> _Provided material_:

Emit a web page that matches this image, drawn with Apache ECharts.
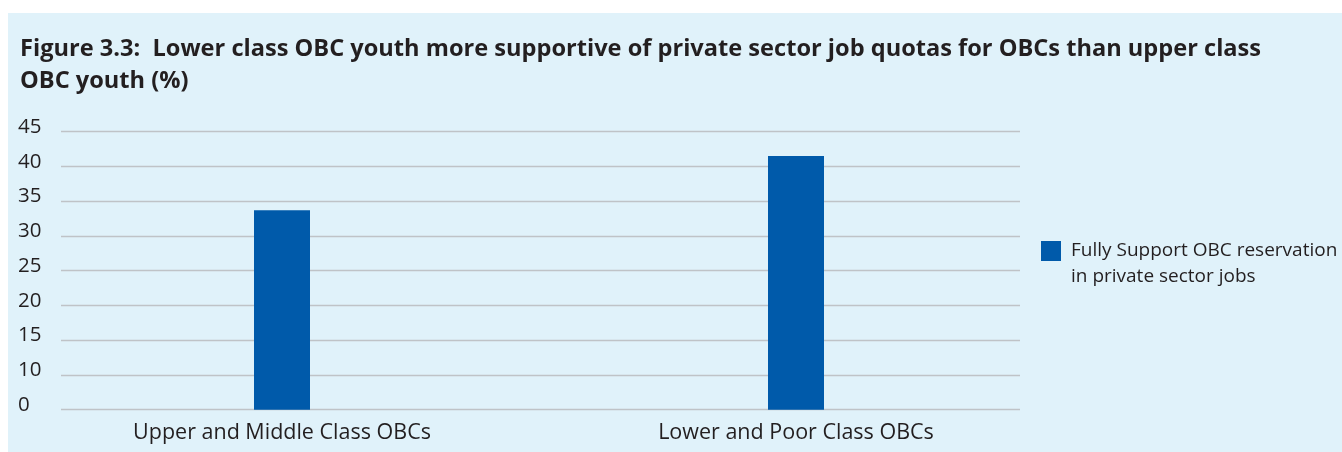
<!DOCTYPE html>
<html>
<head>
<meta charset="utf-8">
<script src="https://cdn.jsdelivr.net/npm/echarts@6/dist/echarts.min.js"></script>
<style>
  html, body { margin: 0; padding: 0; background: #ffffff; }
  #panel { position: absolute; left: 8px; top: 13px; width: 1334px; height: 439px; background: #E0F2FA; }
  #chart { position: absolute; left: 0; top: 0; width: 1342px; height: 452px; }
</style>
</head>
<body>
<div id="panel"></div>
<div id="chart"></div>
<script>
// Chart content
const titleLines = [
  'Figure 3.3:  Lower class OBC youth more supportive of private sector job quotas for OBCs than upper class',
  'OBC youth (%)'
];
const categories = ['Upper and Middle Class OBCs', 'Lower and Poor Class OBCs'];
const seriesName = 'Fully Support OBC reservation\nin private sector jobs';
const fullySupport = [33.7, 41.5];

// Value scale as printed on the axis (bottom line carries the "0" label)
const yTickValues = [5, 10, 15, 20, 25, 30, 35, 40, 45];
const yTickLabels = ['0', '10', '15', '20', '25', '30', '35', '40', '45'];

const FONT = '"Open Sans", "Noto Sans", sans-serif';
const TEXT = '#231F20';

const chart = echarts.init(document.getElementById('chart'), null, { renderer: 'canvas' });

const yMin = yTickValues[0];
const yMax = yTickValues[yTickValues.length - 1];
const yStep = yTickValues[1] - yTickValues[0];

chart.setOption({
  backgroundColor: 'transparent',
  animation: false,
  title: {
    text: titleLines.join('\n'),
    left: 20,
    top: 33,
    padding: 0,
    textStyle: {
      fontFamily: FONT,
      fontWeight: 'bold',
      fontSize: 23.6,
      lineHeight: 32,
      color: TEXT
    }
  },
  legend: {
    data: [seriesName],
    left: 1041,
    top: 209,
    padding: 0,
    orient: 'vertical',
    icon: 'rect',
    itemWidth: 20,
    itemHeight: 20,
    selectedMode: false,
    // first text line sits level with the colour swatch
    formatter: function (name) { return ' \n' + name; },
    textStyle: {
      fontFamily: FONT,
      fontSize: 19,
      lineHeight: 26,
      color: TEXT,
      padding: [6, 0, 0, 5]
    }
  },
  grid: [
    // grid carrying the horizontal rules and value labels
    { left: 61, right: 322, top: 131.7, bottom: 42.3, containLabel: false },
    // grid carrying the bars and category labels
    { left: 25, right: 289, top: 131.7, bottom: 42.3, containLabel: false }
  ],
  xAxis: [
    { type: 'category', gridIndex: 0, data: categories, show: false },
    {
      type: 'category',
      gridIndex: 1,
      data: categories,
      axisLine: { show: false },
      axisTick: { show: false },
      axisLabel: {
        margin: 12,
        fontFamily: FONT,
        fontSize: 21.5,
        color: TEXT,
        interval: 0
      }
    }
  ],
  yAxis: [
    {
      type: 'value',
      gridIndex: 0,
      min: yMin,
      max: yMax,
      interval: yStep,
      axisLine: { show: false },
      axisTick: { show: false },
      splitLine: { show: true, lineStyle: { color: '#BFC3C7', width: 1.3 } },
      axisLabel: {
        align: 'left',
        margin: 43,
        fontFamily: FONT,
        fontSize: 20.5,
        color: TEXT,
        verticalAlign: 'bottom',
        lineHeight: 9.5,
        formatter: function (v) {
          const i = yTickValues.indexOf(v);
          return i >= 0 ? yTickLabels[i] : '';
        }
      }
    },
    {
      type: 'value',
      gridIndex: 1,
      min: yMin,
      max: yMax,
      interval: yStep,
      show: false,
      splitLine: { show: false }
    }
  ],
  series: [
    {
      name: seriesName,
      type: 'bar',
      xAxisIndex: 1,
      yAxisIndex: 1,
      data: fullySupport,
      barWidth: 56,
      itemStyle: { color: '#005AAA' }
    }
  ]
});
</script>
</body>
</html>
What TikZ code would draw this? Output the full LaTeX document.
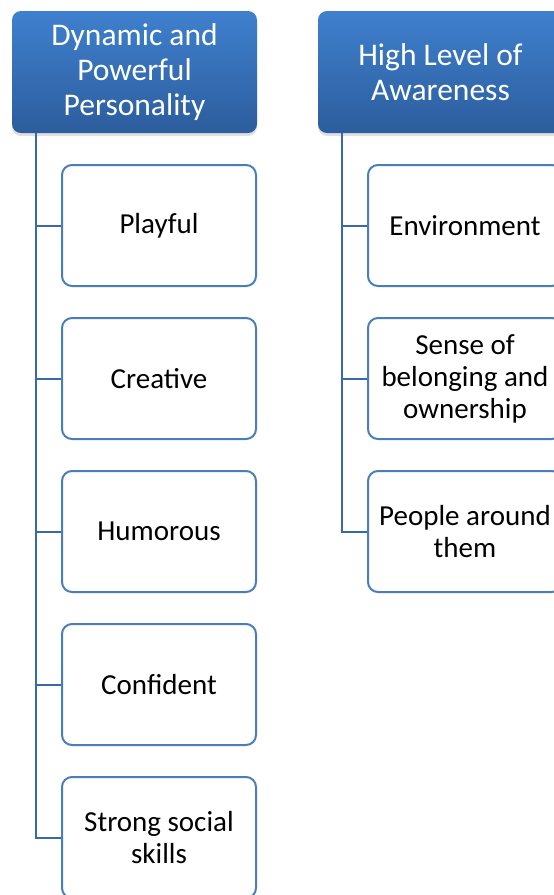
\documentclass[tikz,border=0pt]{standalone}
\usepackage{fontspec}
\setmainfont{Carlito}
\usetikzlibrary{shadows}
\definecolor{hdtop}{HTML}{3F80CE}
\definecolor{hdbot}{HTML}{2C5D9D}
\definecolor{boxline}{HTML}{4A7EBB}
\definecolor{connline}{HTML}{3A69A8}
\tikzset{
  header/.style={rounded corners=9pt, top color=hdtop, bottom color=hdbot,
    minimum width=245pt, minimum height=122pt, inner sep=0pt, align=center,
    text=white, font=\fontsize{31.5}{35}\selectfont,
    drop shadow={opacity=0.25, shadow xshift=0pt, shadow yshift=-3pt}},
  childbox/.style={rounded corners=10pt, draw=boxline, line width=2pt, fill=white,
    minimum width=194pt, minimum height=121pt, inner sep=0pt, align=center,
    text=black, font=\fontsize{29}{32}\selectfont},
  conn/.style={draw=connline, line width=2pt}
}
\begin{document}
\begin{tikzpicture}[x=1pt,y=-1pt]
\useasboundingbox (0,0) rectangle (554,895);
\clip (0,0) rectangle (554,895);
% headers
\node[header] (h1) at (134.5,72) {Dynamic and\\Powerful\\Personality};
\node[header] (h2) at (440.5,72) {High Level of\\Awareness};
% left children
\node[childbox] (c1) at (159,225.5) {Playful};
\node[childbox] (c2) at (159,378.5) {Creative};
\node[childbox] (c3) at (159,531.5) {Humorous};
\node[childbox] (c4) at (159,684.5) {Confident};
\node[childbox] (c5) at (159,837.5) {Strong social\\skills};
% right children
\node[childbox] (d1) at (465,225.5) {Environment};
\node[childbox] (d2) at (465,378.5) {Sense of\\belonging and\\ownership};
\node[childbox] (d3) at (465,531.5) {People around\\them};
% connectors
\foreach \c in {c1,c2,c3,c4,c5}
  \draw[conn] ([xshift=24.5pt]h1.south west) |- (\c.west);
\foreach \d in {d1,d2,d3}
  \draw[conn] ([xshift=24.5pt]h2.south west) |- (\d.west);
\end{tikzpicture}
\end{document}
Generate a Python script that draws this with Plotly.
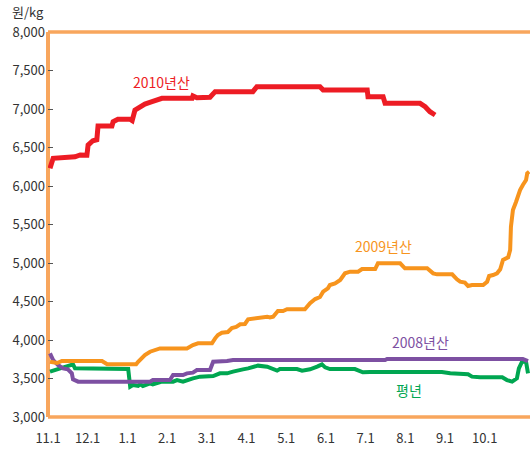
import plotly.graph_objects as go

# x positions are in months counted from 11.1 (0 = Nov 1, 1 = Dec 1, ...)
month_ticks = list(range(12))
month_labels = ["11.1", "12.1", "1.1", "2.1", "3.1", "4.1", "5.1", "6.1", "7.1", "8.1", "9.1", "10.1"]

y_ticks = [3000, 3500, 4000, 4500, 5000, 5500, 6000, 6500, 7000, 7500, 8000]

# 2010년산
x_2010 = [0.05, 0.13, 0.68, 0.81, 0.98, 1.01, 1.13, 1.23, 1.26, 1.61, 1.64, 1.76, 2.07, 2.12, 2.19,
          2.32, 2.44, 2.62, 2.75, 2.87, 3.63, 3.65, 3.75, 4.08, 4.21, 5.16, 5.26, 6.85, 6.93, 8.04,
          8.06, 8.44, 8.49, 9.37, 9.50, 9.62, 9.75]
y_2010 = [6230, 6360, 6380, 6403, 6400, 6532, 6588, 6600, 6779, 6779, 6835, 6866, 6866, 6850, 6987,
          7022, 7065, 7095, 7117, 7139, 7139, 7169, 7145, 7152, 7225, 7225, 7290, 7290, 7247, 7247,
          7160, 7160, 7074, 7074, 7030, 6965, 6922]

# 2009년산
x_2009 = [0.05, 0.23, 0.35, 1.36, 1.49, 2.22, 2.27, 2.37, 2.44, 2.57, 2.70, 2.82, 3.50, 3.58, 3.65,
          3.78, 4.13, 4.21, 4.28, 4.38, 4.53, 4.63, 4.74, 4.84, 4.96, 5.04, 5.16, 5.34, 5.52, 5.59,
          5.67, 5.79, 5.92, 6.02, 6.47, 6.60, 6.73, 6.85, 6.93, 7.05, 7.10, 7.23, 7.36, 7.48, 7.61,
          7.81, 7.91, 8.24, 8.31, 8.87, 8.99, 9.55, 9.70, 9.80, 10.18, 10.30, 10.38, 10.50, 10.58,
          10.68, 10.96, 11.06, 11.11, 11.21, 11.31, 11.39, 11.46, 11.59, 11.64, 11.66, 11.71, 11.79,
          11.84, 11.89, 11.96, 12.04, 12.07, 12.12]
y_2009 = [3718, 3701, 3727, 3727, 3685, 3685, 3718, 3766, 3805, 3848, 3870, 3890, 3890, 3913, 3935,
          3957, 3957, 4022, 4065, 4095, 4104, 4156, 4169, 4204, 4208, 4269, 4277, 4290, 4303, 4292,
          4303, 4377, 4377, 4399, 4399, 4477, 4532, 4558, 4627, 4671, 4714, 4736, 4779, 4866, 4887,
          4887, 4922, 4922, 4996, 4996, 4931, 4931, 4866, 4853, 4853, 4788, 4757, 4745, 4701,
          4714, 4714, 4757, 4831, 4844, 4866, 4918, 5039, 5074, 5169, 5471, 5688, 5796,
          5883, 5948, 6013, 6078, 6165, 6186]

# 2008년산
x_2008 = [0.05, 0.13, 0.25, 0.38, 0.50, 0.60, 0.63, 0.76, 2.57, 2.64, 3.07, 3.15, 3.40, 3.50, 3.65,
          3.75, 4.08, 4.16, 4.51, 4.66, 8.49, 8.54, 11.96, 12.09]
y_2008 = [3827, 3740, 3675, 3632, 3619, 3567, 3490, 3459, 3459, 3480, 3480, 3545, 3545, 3567, 3576,
          3610, 3610, 3718, 3727, 3740, 3740, 3753, 3753, 3727]

# 평년
x_avg = [0.05, 0.18, 0.30, 0.43, 0.55, 0.63, 0.68, 2.02, 2.07, 2.14, 2.27, 2.32, 2.39, 2.49, 2.57,
         2.64, 2.75, 2.87, 3.15, 3.25, 3.40, 3.50, 3.65, 3.83, 4.16, 4.33, 4.51, 4.66, 4.84, 4.91,
         5.04, 5.16, 5.29, 5.52, 5.64, 5.77, 5.84, 6.27, 6.40, 6.60, 6.78, 6.90, 6.98, 7.10, 7.73,
         7.81, 7.93, 8.11, 9.92, 10.13, 10.58, 10.68, 10.88, 11.44, 11.56, 11.69, 11.81, 11.86,
         11.94, 12.04, 12.09]
y_avg = [3589, 3610, 3640, 3662, 3675, 3684, 3632, 3623, 3394, 3416, 3403, 3425, 3403, 3416, 3438,
         3425, 3446, 3459, 3459, 3480, 3459, 3480, 3502, 3524, 3532, 3567, 3567, 3589, 3602, 3619,
         3632, 3654, 3667, 3654, 3623, 3602, 3623, 3623, 3602, 3619, 3654, 3684, 3645, 3623, 3623,
         3602, 3580, 3585, 3585, 3567, 3554, 3524, 3515, 3515, 3480, 3459, 3502, 3632,
         3718, 3718, 3567]

FONT = "Noto Sans CJK KR"
RED = "#ED1C24"
ORANGE = "#F7941D"
PURPLE = "#7D50A2"
GREEN = "#00A651"
BORDER = "#F8A65D"

fig = go.Figure()
series = [
    (x_avg, y_avg, GREEN, 4),
    (x_2008, y_2008, PURPLE, 4),
    (x_2009, y_2009, ORANGE, 4),
    (x_2010, y_2010, RED, 5),
]
for xs, ys, col, w in series:
    fig.add_trace(go.Scatter(x=xs, y=ys, mode="lines",
                             line=dict(color=col, width=w, shape="linear"),
                             hoverinfo="skip", showlegend=False))

labels = [
    ("2010년산", 2.85, 7351, RED),
    ("2009년산", 8.46, 5221, ORANGE),
    ("2008년산", 9.37, 3974, PURPLE),
    ("평년", 9.09, 3351, GREEN),
]
for txt, lx, ly, col in labels:
    fig.add_annotation(x=lx, y=ly, text=txt, showarrow=False,
                       font=dict(family=FONT, size=14, color=col),
                       xanchor="center", yanchor="middle")

fig.add_annotation(xref="paper", yref="paper", x=-0.041, y=1.052, text="원/kg",
                   showarrow=False, font=dict(family=FONT, size=13, color="#333333"),
                   xanchor="center", yanchor="middle")

# frame: left, top, bottom
for x0, y0, x1, y1, w in [(0, 0, 0, 1, 4), (0, 1, 1, 1, 3.5), (0, 0, 1, 0, 3.5)]:
    fig.add_shape(type="line", xref="paper", yref="paper", x0=x0, y0=y0, x1=x1, y1=y1,
                  line=dict(color=BORDER, width=w), layer="below")

fig.update_layout(
    width=530, height=450,
    margin=dict(l=48, r=0, t=32, b=33, autoexpand=False),
    paper_bgcolor="white", plot_bgcolor="white",
    font=dict(family=FONT, size=13, color="#333333"),
    hovermode=False,
    xaxis=dict(range=[0, 12.14], tickvals=month_ticks, ticktext=month_labels,
               showgrid=False, zeroline=False, showline=False, ticks="",
               ticklabelstandoff=12, tickfont=dict(size=13, color="#333333")),
    yaxis=dict(range=[3000, 8000], tickvals=y_ticks, tickformat=",",
               showgrid=False, zeroline=False, showline=False,
               ticks="inside", ticklen=5, tickcolor="#555555", tickwidth=1,
               ticklabelstandoff=2,
               tickfont=dict(size=13, color="#333333")),
)

fig.write_html("out.html", config={"displayModeBar": False},
               post_script="document.body.style.margin='0';document.body.style.padding='0';")
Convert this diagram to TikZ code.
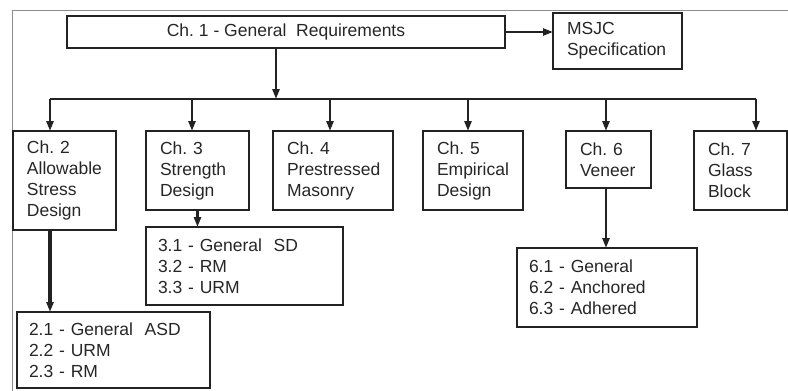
\documentclass[tikz,border=0pt]{standalone}
\usepackage{fontspec}
\setmainfont{Liberation Sans}
\frenchspacing
\usetikzlibrary{arrows.meta, positioning}
\definecolor{msink}{HTML}{262626}
\definecolor{msline}{HTML}{222222}
\definecolor{msframe}{HTML}{8C8C8C}

\begin{document}
\begin{tikzpicture}[
    x=1pt, y=-1pt,
    font=\fontsize{17.5pt}{21pt}\selectfont,
    text=msink,
    chap/.style={draw=msline, line width=1.8pt, anchor=north west, outer sep=0pt,
                 inner xsep=14pt, inner ysep=0pt, align=left},
    sub/.style={chap, inner xsep=12pt},
    arr/.style={-{Triangle[length=10pt, width=7pt]}, msline, line width=2.8pt},
    bus/.style={msline, line width=2pt},
  ]
    \useasboundingbox (0,0) rectangle (788,391);
    % page frame (only top and left edges show)
    \draw[msframe, line width=1pt] (12.5,391) -- (12.5,10) -- (788,10);

    \node[chap, minimum width=438pt, minimum height=32pt, align=center] (ch1) at (67,16)
      {Ch. 1 - General~ Requirements};
    \node[chap, text width=101pt, minimum height=56pt] (msjc) at (553,13)
      {MSJC\\Specification};

    \node[chap, text width=75pt, minimum height=99pt] (ch2) at (13,131)
      {Ch. 2\\Allowable\\Stress\\Design};
    \node[chap, text width=75pt, minimum height=79pt] (ch3) at (146,131)
      {Ch. 3\\Strength\\Design};
    \node[chap, text width=92pt, minimum height=79pt] (ch4) at (273,131)
      {Ch. 4\\Prestressed\\Masonry};
    \node[chap, text width=72pt, minimum height=79pt] (ch5) at (423,131)
      {Ch. 5\\Empirical\\Design};
    \node[chap, text width=57pt, minimum height=57pt] (ch6) at (566,131)
      {Ch. 6\\Veneer};
    \node[chap, text width=65pt, minimum height=79pt] (ch7) at (694,131)
      {Ch. 7\\Glass\\Block};

    \node[sub, text width=169pt, minimum height=76pt] (sub2) at (17,312)
      {2.1 - General~ ASD\\2.2 - URM\\2.3 - RM};
    \node[sub, text width=173pt, minimum height=78pt] (sub3) at (146,227)
      {3.1 - General~ SD\\3.2 - RM\\3.3 - URM};
    \node[sub, text width=156pt, minimum height=79pt] (sub6) at (517,248)
      {6.1 - General\\6.2 - Anchored\\6.3 - Adhered};

    % spec link and main trunk
    \draw[arr, line width=2.2pt] (ch1.east) -- (msjc.west |- ch1.east);
    \coordinate (hub) at (276,99);
    \draw[arr] (ch1.south -| hub) -- (hub);

    % bus with drops to each chapter
    \foreach \n/\x in {ch2/50, ch3/192, ch4/330, ch5/468, ch6/606, ch7/756}{
      \coordinate (t\n) at (\x,99);
      \draw[arr] (t\n) -- (t\n |- \n.north);
    }
    \draw[bus] (tch2) -- (tch7);

    % chapter contents
    \draw[arr, line width=3.2pt] (tch2 |- ch2.south) -- (tch2 |- sub2.north);
    \draw[arr] (ch3.south) -- (ch3.south |- sub3.north);
    \draw[arr] (ch6.south -| tch6) -- (tch6 |- sub6.north);
  \end{tikzpicture}
\end{document}
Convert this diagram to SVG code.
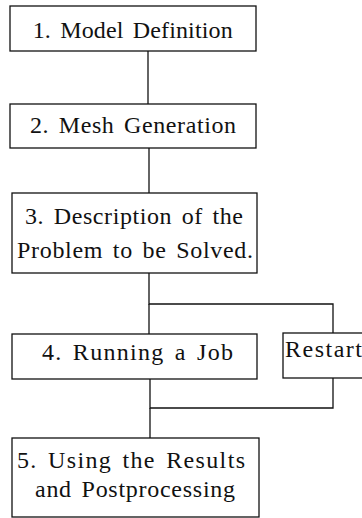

> _Exercise aim_: Reproduce the lines above starting at the one with "Generate a Python" and ending at the one with "7000, 7500, 8000]", both included, exactly and with no pictures.

> _In response_:
Generate a Python script that draws this with Plotly.
import plotly.graph_objects as go

# x positions are in months counted from 11.1 (0 = Nov 1, 1 = Dec 1, ...)
month_ticks = list(range(12))
month_labels = ["11.1", "12.1", "1.1", "2.1", "3.1", "4.1", "5.1", "6.1", "7.1", "8.1", "9.1", "10.1"]

y_ticks = [3000, 3500, 4000, 4500, 5000, 5500, 6000, 6500, 7000, 7500, 8000]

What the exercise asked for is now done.